You got the proper belt deflection? A loose belt will heat up quite a bit.
Anything plugged the snork?


----------



## Yesterday (Jan 2, 2009)

have you noticed anything different as far as the airflow coming from the exhaust tube, is it still blowin hard as usual?


----------



## MeanGreen198 (Apr 28, 2009)

Phree what do u mean by Deflection? Think i might have fixed that when i put on the new belt? and nothin is pluggin the snork as far as i can tell

and Phishy i haven't noticed anything different


----------



## phreebsd (Dec 16, 2004)

deflection is the slack in the belt from a straight line between the top of the two sheaves. should be just shy of 1 inch with 13 pounds pressing down on the belt between the 2 sheaves


----------



## MeanGreen198 (Apr 28, 2009)

Ah gotcha, thanks for explaing it. I'll take a look at that next time i get a chance. I'm still learning my way around a bike. after this i have to figure out the carbs


----------



## Masher (Jan 16, 2009)

Get the belt to give a slightly audible squeal when you put it in gear. When you stop even for a minute shift to neutral.


----------



## MeanGreen198 (Apr 28, 2009)

So I've figured out the mystery of the missing half of my drain plug for my CVT cover... I must have broke it off when i pulled out the plug to see if water was in it and when i put it back in it popped out inside the cover, then got lodged somewhere in my snorks or something cuz when i gunned on it playing around after adjusting the cabs a little last weekend the other half came out of my CVT exhaust snork and hit me in the face.

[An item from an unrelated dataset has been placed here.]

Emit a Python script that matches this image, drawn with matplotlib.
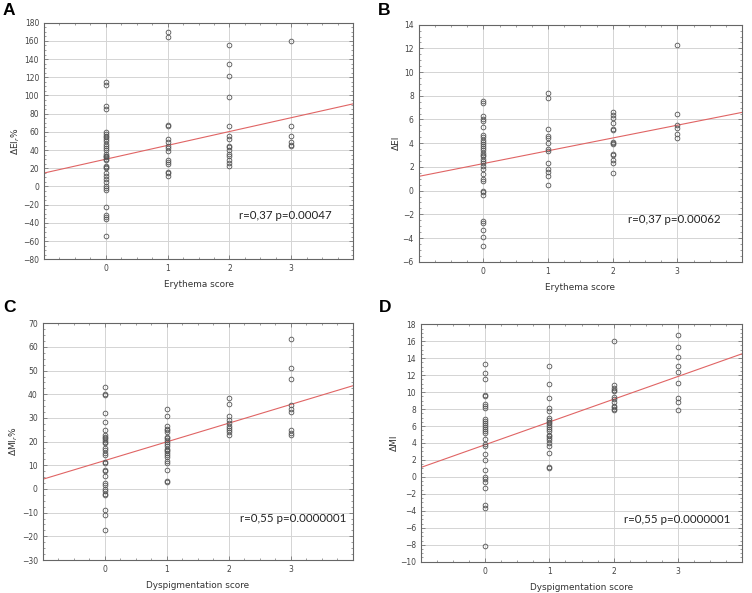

I stopped quick because i just knew it was a piece of that new HL belt! lol


----------



## Yesterday (Jan 2, 2009)

yeah those plugs are a ***** to put back in dry. spit works wonders


----------



## KMKjr (Jan 9, 2009)

phIshy said:


> yeah those plugs are a ***** to put back in dry. spit works wonders


I could say something right now but I'll pass.


----------



## Masher (Jan 16, 2009)

I was going to as well but passed. LOL


----------



## 08GreenBrute (Jul 13, 2009)

i see a few of us think the same way lol


----------



## All i ride is Kawi (Dec 12, 2010)

I use pliers to put my plug back in lol.


----------



## BrutemanAl (Jul 3, 2009)

I put a small amount of die electric grease on mine , just makes it a bit easier to remove and put back in .


----------



## Tempsho (May 28, 2010)

BrutemanAl said:


> I put a small amount of die electric grease on mine , just makes it a bit easier to remove and put back in .


x2

A little bit of lube goes a long way!


----------



## bluemonkey (Jun 22, 2011)

Tempsho said:


> x2
> 
> A little bit of lube goes a long way!



all truth!!!!!:saevilw:


----------